Men’s rights activists have their own law firm that has grown out of the subculture. The National Coalition for Men, a San Diego-based organization made of volunteer lawyers with 29 chapters around America, Israel, Canada, and Kenya, focuses on divorce, custody, and paternity issues, but also often use the Unruh Act to file suits against businesses that run diversity scholarships or women’s networking events.

The tactic is similar to how some so-called free speech advocates file defamation suits against anyone who speaks out against them. Right-wing Canadian professor Jordan Peterson, who achieved notoriety in 2016 for publicly refusing to use a student’s preferred pronouns, has now filed two lawsuits against Wilfrid Laurier University over the ways a professor there has described him. He also threatened to sue Cornell University professor Kate Manne for her comments about him in an interview with Vox’s Sean Illing back in June.
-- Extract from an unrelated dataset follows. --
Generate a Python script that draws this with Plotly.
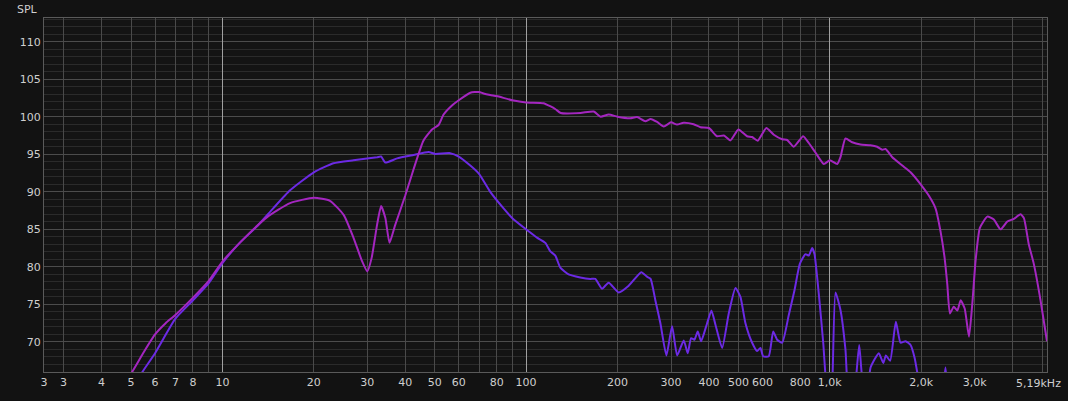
import plotly.graph_objects as go

# frequency response, two measurements (Hz, dB SPL)
freq_a = [4.6, 5.04, 5.5, 6.0, 6.5, 7.0, 8.0, 9.0, 10.0, 11.4, 14.0, 16.7, 20.0, 22.6, 25.1, 27.0,
          28.8, 30.0, 31.0, 32.3, 33.3, 34.4, 35.5, 37.0, 40.0, 42.6, 45.9, 49.0, 51.5, 53.5, 57.0,
          60.0, 65.5, 70.0, 72.4, 76.2, 80.0, 90.0, 100.0, 114.0, 120.0, 125.0, 130.0, 151.0, 167.0,
          176.0, 187.0, 200.0, 220.0, 232.0, 247.0, 257.0, 270.0, 284.0, 300.0, 314.0, 330.0, 356.0,
          375.0, 400.0, 425.0, 448.0, 471.0, 500.0, 534.0, 555.0, 579.0, 618.0, 654.0, 697.0, 724.0,
          761.0, 817.0, 853.0, 898.0, 956.0, 1000.0, 1058.0, 1084.0, 1126.0, 1185.0, 1262.0, 1361.0,
          1432.0, 1488.0, 1526.0, 1606.0, 1732.0, 1845.0, 2000.0, 2118.0, 2229.0, 2316.0, 2388.0,
          2437.0, 2486.0, 2560.0, 2630.0, 2697.0, 2781.0, 2873.0, 2946.0, 3020.0, 3120.0, 3302.0,
          3469.0, 3650.0, 3842.0, 4036.0, 4246.0, 4357.0, 4521.0, 4696.0, 4942.0, 5190.0]
spl_a = [64.0, 66.0, 68.6, 71.0, 72.5, 73.6, 75.9, 78.1, 80.7, 83.2, 86.6, 88.5, 89.2, 88.8, 86.9, 83.9,
         80.8, 79.4, 81.2, 85.6, 88.1, 86.5, 83.2, 85.5, 89.5, 93.0, 96.8, 98.3, 98.9, 100.3, 101.5,
         102.2, 103.2, 103.3, 103.1, 102.9, 102.75, 102.2, 101.9, 101.8, 101.4, 101.0, 100.5, 100.5, 100.7,
         100.0, 100.3, 100.0, 99.8, 99.95, 99.4, 99.7, 99.3, 98.7, 99.25, 98.95, 99.2, 99.0,
         98.6, 98.5, 97.4, 97.5, 96.85, 98.3, 97.4, 97.3, 96.8, 98.5, 97.6, 97.0, 96.9,
         96.0, 97.4, 96.5, 95.2, 93.7, 94.2, 93.7, 94.6, 97.1, 96.6, 96.3, 96.2,
         96.0, 95.6, 95.7, 94.6, 93.5, 92.6, 90.9, 89.5, 87.8, 84.7, 81.2,
         77.7, 73.8, 74.7, 74.2, 75.55, 74.45, 70.7, 75.1, 80.8, 85.2, 86.7,
         86.3, 85.0, 86.05, 86.4, 87.0, 86.5, 83.0, 80.4, 75.55, 70.1]

freq_b = [5.0, 5.45, 6.0, 7.0, 8.0, 9.0, 10.0, 11.4, 13.0, 14.7, 16.7, 20.0, 23.2, 27.0, 32.3, 33.3,
          34.4, 37.6, 42.6, 47.7, 50.2, 56.2, 60.0, 65.5, 70.0, 76.2, 84.3, 91.0, 100.0, 108.6, 115.7,
          120.0, 124.8, 129.6, 138.0, 150.8, 162.7, 169.0, 177.8, 187.0, 201.8, 217.7, 239.6, 250.0,
          257.0, 266.6, 276.8, 289.7, 302.5, 314.3, 330.4, 340.5, 349.4, 358.3, 367.4, 376.9, 394.5,
          407.6, 420.2, 442.1, 464.8, 489.0, 507.8, 527.5, 555.0, 576.5, 591.1, 603.4, 629.5, 651.0,
          671.1, 697.0, 732.8, 765.2, 796.7, 831.8, 852.9, 874.9, 890.4, 920.0, 951.3, 985.0, 1010.0,
          1022.0, 1044.0, 1085.0, 1126.0, 1160.0, 1200.0, 1225.0, 1250.0, 1290.0, 1330.0, 1362.0,
          1450.0, 1500.0, 1530.0, 1580.0, 1650.0, 1710.0, 1776.0, 1845.0, 1902.0, 1980.0, 2100.0,
          2350.0, 2405.0, 2460.0]
spl_b = [63.5, 66.0, 68.5, 73.1, 75.55, 77.8, 80.5, 83.2, 85.4, 87.8, 90.2, 92.6, 93.8, 94.2, 94.6, 94.7,
         93.9, 94.45, 94.9, 95.3, 95.05, 95.15, 94.7, 93.5, 92.4, 90.0, 87.8, 86.3, 85.0, 83.9, 83.2,
         82.1, 81.5, 79.9, 79.0, 78.6, 78.4, 78.4, 77.1, 77.9, 76.6, 77.5, 79.3, 78.7,
         78.4, 75.5, 72.5, 68.2, 72.1, 68.2, 70.2, 68.5, 70.5, 70.3, 71.4, 70.1, 72.5,
         74.2, 72.3, 69.2, 73.8, 77.2, 76.0, 72.5, 69.9, 68.8, 69.2, 68.1, 68.1, 71.4,
         70.3, 69.9, 73.6, 76.9, 80.4, 81.7, 81.5, 82.5, 81.7, 76.4, 69.9, 62.0, 61.0,
         66.0, 76.6, 74.2, 69.0, 62.0, 62.0, 66.0, 69.6, 64.0, 63.5, 66.6,
         68.5, 67.2, 68.2, 67.5, 72.7, 69.9, 70.1, 69.6, 67.9, 64.0, 60.0,
         63.0, 66.6, 62.0]

x_ticks = [2.585, 3, 4, 5, 6, 7, 8, 9, 10, 20, 30, 40, 50, 60, 70, 80, 90, 100, 200, 300, 400, 500,
           600, 700, 800, 900, 1000, 2000, 3000, 4000, 5000, 5190]
x_labels = ["3", "3", "4", "5", "6", "7", "8", "", "10", "20", "30", "40", "50", "60", "", "80", "",
            "100", "200", "300", "400", "500", "600", "", "800", "", "1,0k", "2,0k", "3,0k", "", "", ""]
decades = [10, 100, 1000]
y_ticks = [70, 75, 80, 85, 90, 95, 100, 105, 110]

txt = "#cfcfcf"
font = "DejaVu Sans, Verdana, sans-serif"

fig = go.Figure()
fig.add_trace(go.Scatter(x=freq_b, y=spl_b, mode="lines",
                         line=dict(color="#6c2ae4", width=2, shape="spline", smoothing=0.5),
                         showlegend=False))
fig.add_trace(go.Scatter(x=freq_a, y=spl_a, mode="lines",
                         line=dict(color="#a426c0", width=2, shape="spline", smoothing=0.5),
                         showlegend=False))

fig.update_layout(
    width=1068, height=401,
    margin=dict(l=44, r=21, t=18, b=25),
    paper_bgcolor="#121212", plot_bgcolor="#141414",
    font=dict(family=font, size=11, color=txt),
    xaxis=dict(type="log", range=[0.4125, 3.7152], tickmode="array", tickvals=x_ticks,
               ticktext=x_labels, showgrid=True, gridcolor="#4a4a4a", gridwidth=1,
               showline=True, linecolor="#5a5a5a", mirror=True, ticks="", zeroline=False,
               tickfont=dict(size=11, color=txt)),
    xaxis2=dict(type="log", range=[0.4125, 3.7152], overlaying="x", tickmode="array",
                tickvals=decades, showticklabels=False, showgrid=True, gridcolor="#a0a0a0",
                gridwidth=1, ticks="", zeroline=False),
    yaxis=dict(range=[66.0, 113.15], tickmode="array", tickvals=y_ticks, showgrid=True,
               gridcolor="#4c4c4c", gridwidth=1, zeroline=False, ticks="",
               showline=True, linecolor="#5a5a5a", mirror=True,
               minor=dict(dtick=1, showgrid=True, gridcolor="#2b2b2b", gridwidth=1),
               tickfont=dict(size=11, color=txt)),
    annotations=[
        dict(text="SPL", xref="paper", yref="paper", x=0, y=1, xanchor="right", yanchor="bottom",
             xshift=-4, yshift=0, showarrow=False, font=dict(size=11, color=txt)),
        dict(text="5,19kHz", xref="paper", yref="paper", x=1, y=0, xanchor="right", yanchor="top",
             xshift=16, yshift=-3, showarrow=False, font=dict(size=11, color=txt)),
    ],
)
# dummy trace so the decade grid axis is drawn
fig.add_trace(go.Scatter(x=[10], y=[None], xaxis="x2", showlegend=False, hoverinfo="skip"))

fig.write_html("out.html", config={"displayModeBar": False},
               post_script="document.body.style.margin='0';document.body.style.overflow='hidden';")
This weaponization of the law against the very philosophy that one claims to champion is a case study in irony. For MRAs, it’s able-bodied, white, cis, heterosexual men using civil rights legislation — which is enacted to walk back the country’s history of viewing the rights of able-bodied, white, cis, heterosexual men as more important than others — to penalize the very kinds of people these laws were meant to protect. And for free speech advocates, it’s policing any discourse they don’t agree with.

MRAs have an inherently reactionary philosophy; the subculture arose out of anger toward a society that they feel has become too open, too welcoming, too equal. When the law is set up to protect all people regardless of their demographic, these kinds of bad-faith actors are able to twist laws designed to help correct imbalances to try to undermine their existence.

And if the rising interest in men’s rights activism and its adjacent ideologies — incels, the alt-right, white supremacists — is any indication, these kinds of lawsuits are likely to only become more common.